Task to carry out: Repeat exactly the lines running from the first line of the data to the line containing "import plotly.graph_objects as go", both ends included, and nothing else; drop the pictures.
━━━━━ Collected material
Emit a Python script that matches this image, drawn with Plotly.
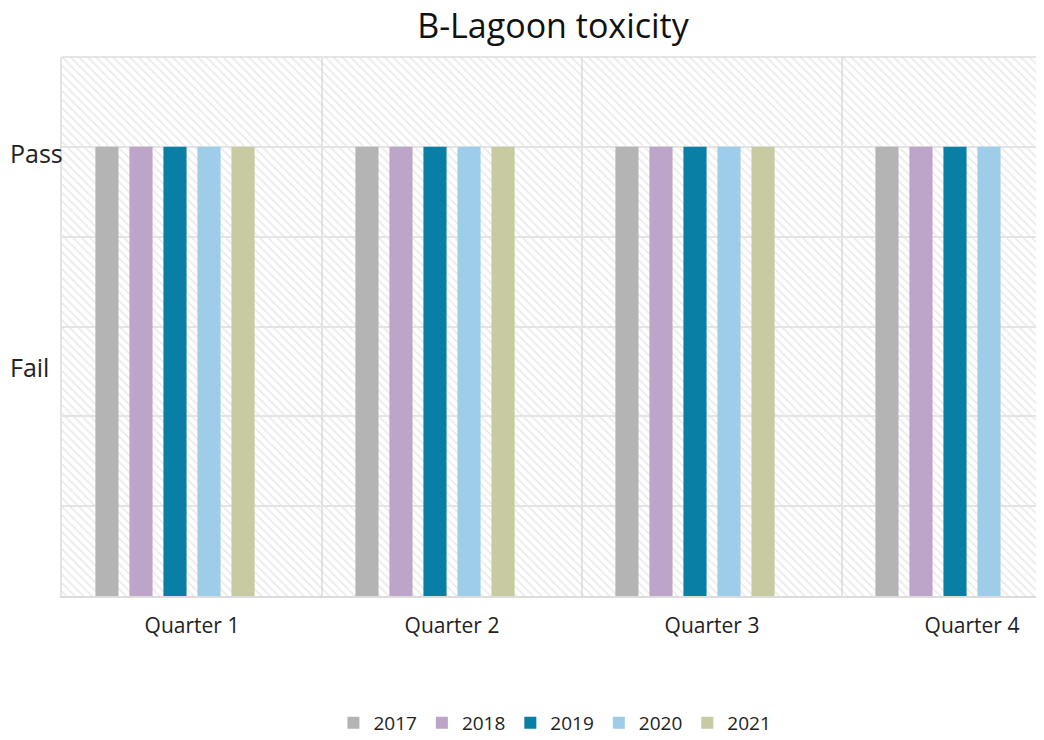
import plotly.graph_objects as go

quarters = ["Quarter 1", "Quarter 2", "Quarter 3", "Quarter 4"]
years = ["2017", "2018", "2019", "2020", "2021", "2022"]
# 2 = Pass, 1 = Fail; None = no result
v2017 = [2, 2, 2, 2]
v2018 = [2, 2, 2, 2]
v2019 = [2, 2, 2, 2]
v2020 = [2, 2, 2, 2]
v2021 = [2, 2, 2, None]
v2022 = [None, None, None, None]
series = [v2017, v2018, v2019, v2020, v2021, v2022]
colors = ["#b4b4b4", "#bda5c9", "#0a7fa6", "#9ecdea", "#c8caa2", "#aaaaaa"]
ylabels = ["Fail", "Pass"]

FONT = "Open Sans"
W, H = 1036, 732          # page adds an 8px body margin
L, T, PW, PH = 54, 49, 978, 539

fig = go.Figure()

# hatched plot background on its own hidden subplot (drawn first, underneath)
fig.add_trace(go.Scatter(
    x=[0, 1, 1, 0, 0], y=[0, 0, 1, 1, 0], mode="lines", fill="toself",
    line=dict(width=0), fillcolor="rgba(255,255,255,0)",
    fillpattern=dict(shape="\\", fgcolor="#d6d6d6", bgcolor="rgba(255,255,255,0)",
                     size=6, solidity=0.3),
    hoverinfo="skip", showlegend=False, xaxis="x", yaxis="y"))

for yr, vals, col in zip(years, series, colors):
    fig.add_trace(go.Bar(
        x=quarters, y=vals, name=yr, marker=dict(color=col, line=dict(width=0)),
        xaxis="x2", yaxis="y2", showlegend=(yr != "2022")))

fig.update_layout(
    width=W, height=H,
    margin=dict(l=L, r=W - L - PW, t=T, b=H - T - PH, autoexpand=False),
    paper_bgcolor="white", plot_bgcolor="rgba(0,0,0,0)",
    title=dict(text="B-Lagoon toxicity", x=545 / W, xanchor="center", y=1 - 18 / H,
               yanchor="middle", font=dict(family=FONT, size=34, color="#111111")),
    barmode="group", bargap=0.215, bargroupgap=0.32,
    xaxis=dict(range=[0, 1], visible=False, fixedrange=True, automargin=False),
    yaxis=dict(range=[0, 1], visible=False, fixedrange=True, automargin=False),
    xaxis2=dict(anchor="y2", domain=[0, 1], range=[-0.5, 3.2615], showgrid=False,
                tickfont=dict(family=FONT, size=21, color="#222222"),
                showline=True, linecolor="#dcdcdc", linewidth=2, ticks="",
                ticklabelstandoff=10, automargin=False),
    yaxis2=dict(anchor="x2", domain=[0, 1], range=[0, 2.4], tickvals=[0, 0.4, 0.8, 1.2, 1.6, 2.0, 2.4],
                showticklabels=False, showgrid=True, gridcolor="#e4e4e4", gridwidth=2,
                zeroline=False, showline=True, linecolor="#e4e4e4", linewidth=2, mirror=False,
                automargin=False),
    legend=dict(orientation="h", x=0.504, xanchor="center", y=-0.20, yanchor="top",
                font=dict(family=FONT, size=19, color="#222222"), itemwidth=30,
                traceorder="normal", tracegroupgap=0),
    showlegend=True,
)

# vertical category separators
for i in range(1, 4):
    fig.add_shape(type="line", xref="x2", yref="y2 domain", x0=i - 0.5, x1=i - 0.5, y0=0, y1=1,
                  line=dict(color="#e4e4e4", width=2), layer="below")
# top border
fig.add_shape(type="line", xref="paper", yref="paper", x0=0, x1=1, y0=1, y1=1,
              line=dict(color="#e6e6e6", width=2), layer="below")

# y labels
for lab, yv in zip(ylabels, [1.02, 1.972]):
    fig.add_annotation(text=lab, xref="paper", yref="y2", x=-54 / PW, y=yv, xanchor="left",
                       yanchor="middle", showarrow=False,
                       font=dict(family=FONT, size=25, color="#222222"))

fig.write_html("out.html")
━━━━━━━━━━
Answer to the exercise:
Emit a Python script that matches this image, drawn with Plotly.
import plotly.graph_objects as go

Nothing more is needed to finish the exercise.